When I was young, I learnt in the text books a quote from Chairman Mao Zedong. It says, “If someone does not antagonise me, I will not antagonise him, but if he antagonises me, I will certainly antagonise him too.” At that time, I thought that what Chairman Mao said was thoroughly pragmatic. Hence, like everyone else, I treated Mao’s words as a motto, that later in life, no one should try to antagonise or bully me, for I will not let the matter rest! Do not think I am afraid of you! I acted like a fighting cock. I was not afraid of being bullied, as I was ever prepared for it. I became very calculating, and adopted the principle of a tooth for a tooth, and would retaliate against any incursion on me, even to the extent of hurting others and still feeling that I was actually the victim.

In China today, after being inculcated by the Communist Party for many decades, the tooth for a tooth principle, and retaliating against evil with evil way of life has hurt countless people. Many people feel that they are living in a desert of human relationships and it is a bitter experience. After reading the “Nine Commentaries” from The Epoch Times, I discovered that the attitude of a tooth for a tooth was a deliberate poisoning of our minds by the Chinese Communist Party. It led to being extremely calculating and giving rise to the development of enmity and hatred for others. It poisoned our hearts and spirits and was equivalent of making us swallow bitter fruit.

The opposite of a tooth for a tooth is to be forgiving. What is to be forgiving? People have said:


“If we stomp on the jasmine flowers, and yet they leave their fragrance on our feet, that is what forgiving is!”

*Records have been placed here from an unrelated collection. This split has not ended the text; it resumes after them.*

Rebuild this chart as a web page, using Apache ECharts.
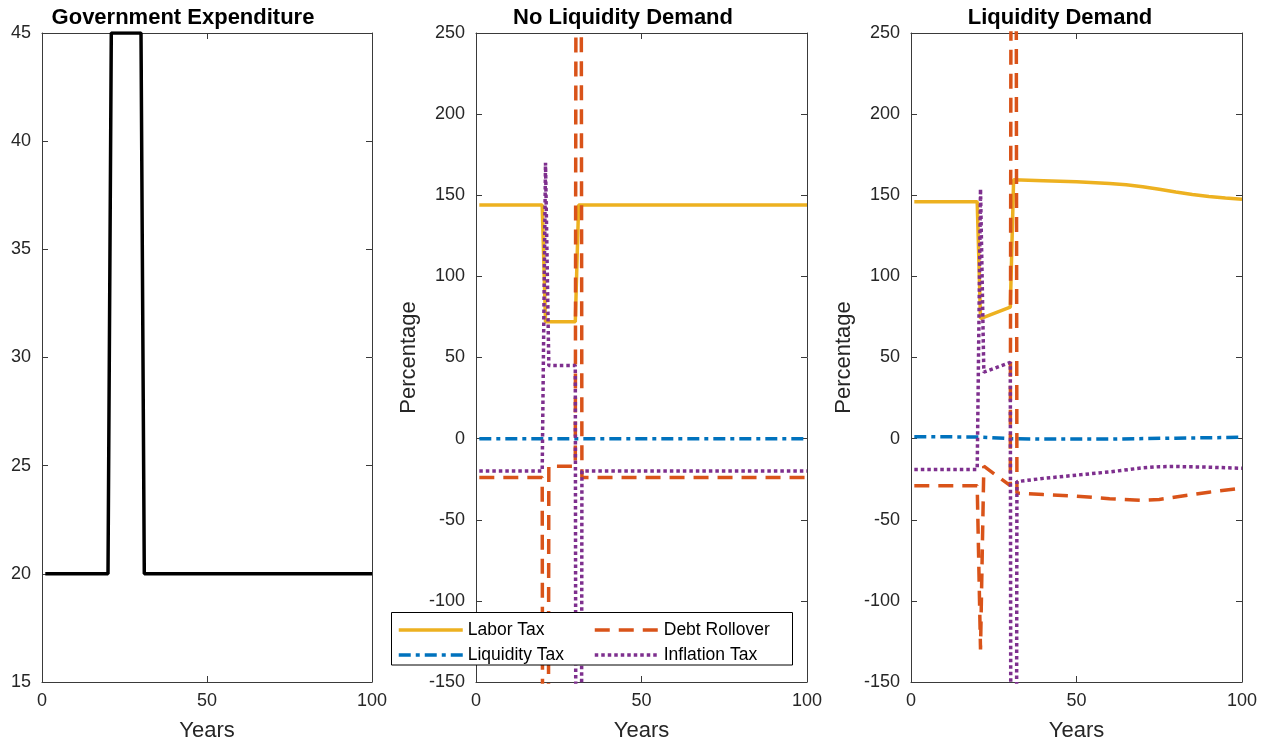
<!DOCTYPE html>
<html>
<head>
<meta charset="utf-8">
<script src="https://cdn.jsdelivr.net/npm/echarts@6/dist/echarts.min.js"></script>
<style>
html,body{margin:0;padding:0;background:#fff;}
#chart{width:1265px;height:745px;}
</style>
</head>
<body>
<div id="chart"></div>
<script>
// ---------- data ----------
const titles = ['Government Expenditure', 'No Liquidity Demand', 'Liquidity Demand'];
const xTicks = [0, 50, 100];
const govYTicks = [15, 20, 25, 30, 35, 40, 45];
const pctYTicks = [-150, -100, -50, 0, 50, 100, 150, 200, 250];
const seriesNames = ['Labor Tax', 'Liquidity Tax', 'Debt Rollover', 'Inflation Tax'];

// Panel 1: government expenditure [year, value]
const govExp = [[1,20],[20,20],[21,45],[30,45],[31,20],[100,20]];

// Panel 2: no liquidity demand [year, percentage]
const noLiqLabor = [[1,144],[20,144],[21,72],[30,72],[31,144],[100,144]];
const noLiqLiquidity = [[1,0],[100,0]];
const noLiqDebt = [[1,-24],[20,-24],[21,-1500],[22,-17],[30,-17],[31,1500],[32,-24],[100,-24]];
const noLiqInflation = [[1,-20],[20,-20],[21,170],[22,45],[30,45],[31,-1500],[32,-20],[100,-20]];

// Panel 3: liquidity demand [year, percentage]
const liqLabor = [[1,146],[20,146],[21,74],[30,81],[31,159.5],[40,159],[50,158.3],[60,157.3],[65,156.5],[70,155.3],[75,153.7],[80,152],[85,150.5],[90,149.2],[95,148.3],[100,147.6]];
const liqLiquidity = [[1,1.2],[20,1],[30,0],[40,-0.3],[60,-0.3],[80,0.3],[100,0.8]];
const liqDebt = [[1,-29],[20,-29],[21,-130],[22,-17],[30,-29],[31,1500],[32,-33.5],[40,-34.5],[50,-35.5],[60,-37],[70,-38],[75,-37.5],[80,-36],[90,-33],[100,-30.5]];
const liqInflation = [[1,-19],[20,-19],[21,154],[22,41],[30,47],[31,-1500],[32,-26.5],[40,-24.5],[50,-22.5],[60,-20.5],[70,-18],[75,-17.3],[80,-17.2],[90,-17.6],[100,-18.3]];

// ---------- styles ----------
const FONT = '"Liberation Sans", Arial, Helvetica, sans-serif';
const AX = '#3a3a3a';
const TXT = '#262626';
const COLORS = {'Labor Tax':'#EDB120','Liquidity Tax':'#0072BD','Debt Rollover':'#D95319','Inflation Tax':'#7E2F8E'};
const DASH = {'Labor Tax':'solid','Liquidity Tax':[12,5,4,5],'Debt Rollover':[15,9],'Inflation Tax':[3.5,3]};

const grids = [
  {left:42, top:33, width:330, height:649, containLabel:false, outerBoundsMode:'none'},
  {left:476, top:33, width:331, height:649, containLabel:false, outerBoundsMode:'none'},
  {left:911, top:33, width:331, height:649, containLabel:false, outerBoundsMode:'none'}
];
const yRanges = [
  {min: govYTicks[0], max: govYTicks[govYTicks.length-1], interval: govYTicks[1]-govYTicks[0]},
  {min: pctYTicks[0], max: pctYTicks[pctYTicks.length-1], interval: pctYTicks[1]-pctYTicks[0]},
  {min: pctYTicks[0], max: pctYTicks[pctYTicks.length-1], interval: pctYTicks[1]-pctYTicks[0]}
];
const xRange = {min: xTicks[0], max: xTicks[xTicks.length-1], interval: xTicks[1]-xTicks[0]};

const xAxes = [], yAxes = [];
for (let g = 0; g < 3; g++) {
  xAxes.push({
    type:'value', gridIndex:g, position:'bottom', ...xRange,
    name:'Years', nameLocation:'middle', nameGap:38,
    nameTextStyle:{fontFamily:FONT, fontSize:22, color:TXT},
    axisLine:{show:true, onZero:false, lineStyle:{color:AX, width:1}},
    axisTick:{show:true, inside:true, length:6, lineStyle:{color:AX}},
    axisLabel:{show:true, margin:10, fontFamily:FONT, fontSize:18, color:TXT},
    splitLine:{show:false}
  });
  yAxes.push({
    type:'value', gridIndex:g, position:'left', ...yRanges[g],
    name: g === 0 ? '' : 'Percentage', nameLocation:'middle', nameGap:56,
    nameTextStyle:{fontFamily:FONT, fontSize:22, color:TXT},
    axisLine:{show:true, onZero:false, lineStyle:{color:AX, width:1}},
    axisTick:{show:true, inside:true, length:6, lineStyle:{color:AX}},
    axisLabel:{show:true, margin:11, fontFamily:FONT, fontSize:18, color:TXT},
    splitLine:{show:false}
  });
}
for (let g = 0; g < 3; g++) {
  xAxes.push({
    type:'value', gridIndex:g, position:'top', ...xRange,
    axisLine:{show:true, onZero:false, lineStyle:{color:AX, width:1}},
    axisTick:{show:true, inside:true, length:6, lineStyle:{color:AX}},
    axisLabel:{show:false}, splitLine:{show:false}
  });
  yAxes.push({
    type:'value', gridIndex:g, position:'right', ...yRanges[g],
    axisLine:{show:true, onZero:false, lineStyle:{color:AX, width:1}},
    axisTick:{show:true, inside:true, length:6, lineStyle:{color:AX}},
    axisLabel:{show:false}, splitLine:{show:false}
  });
}

function lineSeries(name, data, idx) {
  return {
    type:'line', name:name, data:data, xAxisIndex:idx, yAxisIndex:idx,
    symbol:'none', showSymbol:false, clip:true, z:2,
    color: COLORS[name],
    lineStyle:{color:COLORS[name], width:3.5, type:DASH[name], cap:'butt'},
    emphasis:{disabled:true}
  };
}

const series = [
  {type:'line', name:'Government Expenditure', data:govExp, xAxisIndex:0, yAxisIndex:0,
   symbol:'none', clip:true, color:'#000', lineStyle:{color:'#000', width:3.5}},
  lineSeries(seriesNames[0], noLiqLabor, 1),
  lineSeries(seriesNames[1], noLiqLiquidity, 1),
  lineSeries(seriesNames[2], noLiqDebt, 1),
  lineSeries(seriesNames[3], noLiqInflation, 1),
  lineSeries(seriesNames[0], liqLabor, 2),
  lineSeries(seriesNames[1], liqLiquidity, 2),
  lineSeries(seriesNames[2], liqDebt, 2),
  lineSeries(seriesNames[3], liqInflation, 2)
];

const legendCommon = {
  orient:'vertical', top:621, itemWidth:64, itemHeight:14, itemGap:7, z:5,
  padding:0, selectedMode:false,
  itemStyle:{opacity:0, borderWidth:0},
  lineStyle:{width:3.5, cap:'butt'},
  textStyle:{fontFamily:FONT, fontSize:17.5, color:'#000'}
};

const titleCenters = [183, 623, 1060];
const option = {
  animation:false,
  backgroundColor:'#ffffff',
  title: titles.map((t,i) => ({
    text:t, left:titleCenters[i], top:7, textAlign:'center', padding:0,
    textStyle:{fontFamily:FONT, fontSize:22, fontWeight:'bold', color:'#000'}
  })),
  grid: grids,
  xAxis: xAxes,
  yAxis: yAxes,
  legend: [
    Object.assign({}, legendCommon, {data:[seriesNames[0], seriesNames[1]], left:397}),
    Object.assign({}, legendCommon, {data:[seriesNames[2], seriesNames[3]], left:593})
  ],
  graphic: [
    {type:'rect', z:3, shape:{x:391.5, y:612.5, width:401, height:52.5},
     style:{fill:'#ffffff', stroke:'#000000', lineWidth:1}}
  ],
  series: series
};

const chart = echarts.init(document.getElementById('chart'), null, {renderer:'canvas'});
chart.setOption(option);
</script>
</body>
</html>
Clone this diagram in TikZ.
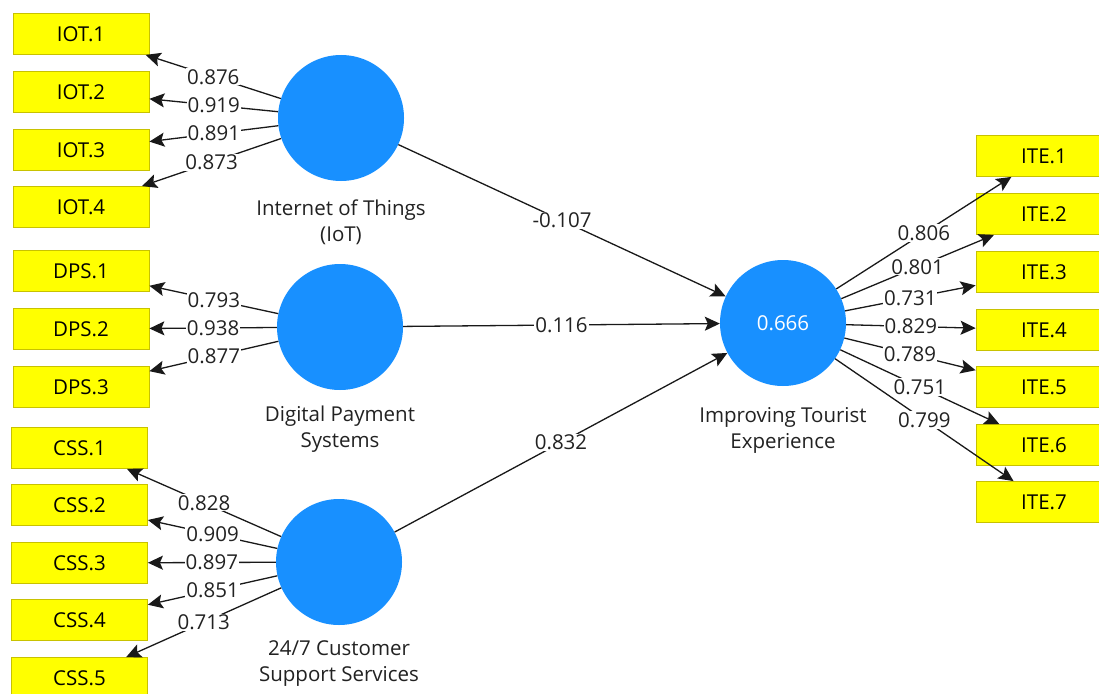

“A person who would not forgive others is not giving himself any leeway for the future as everyone is liable to make mistakes and would then need forgiving at those instances.”

“Not to be forgiving is to dismantle the bridge we have to cross.”

“Not to be forgiving is to bear a heavy burden of a boulder on the shoulder for life, and to be living a friendless and wretched, insignificant, and petty illusion. To be forgiving is to open our hearts to accommodate the abundant heavenly gifts and grace.”

Western religions emphasise universal love and to love your enemies. They have a saying, “When others strike your left cheek you turn the right cheek for them.” The ancient Chinese Confucians were very particular about the doctrine of forbearance with the minimum requirement of:

“Do not unto others as you would not have others do unto you.”

“Concession is unrestrained and far-ranging.”

“Hostility is taking the wrongs of others to torment yourself.”

“Enmity should be dissolved and not formed.”

The Buddha School stresses that everything has a preordained fate, and we must repay our debts, exercise forbearance, practise compassion, and kindly resolve grievances.

Stepping aside, it is not difficult for us to note that if we opt for vengeance, we would only make more enemies and hence embroil ourselves in bitterness. But if we choose to be forgiving, we would make more friends, and the world would be a more harmonious place. If we choose in accordance with our normal human feelings, we would choose to be forgiving. But the Chinese Communist Party had inculcated in us the ideology of vengeance which, in fact, is just to open a path for them.

From this day onwards, let us begin to forgive the people around us, and because of it, the world will become a better place to live in.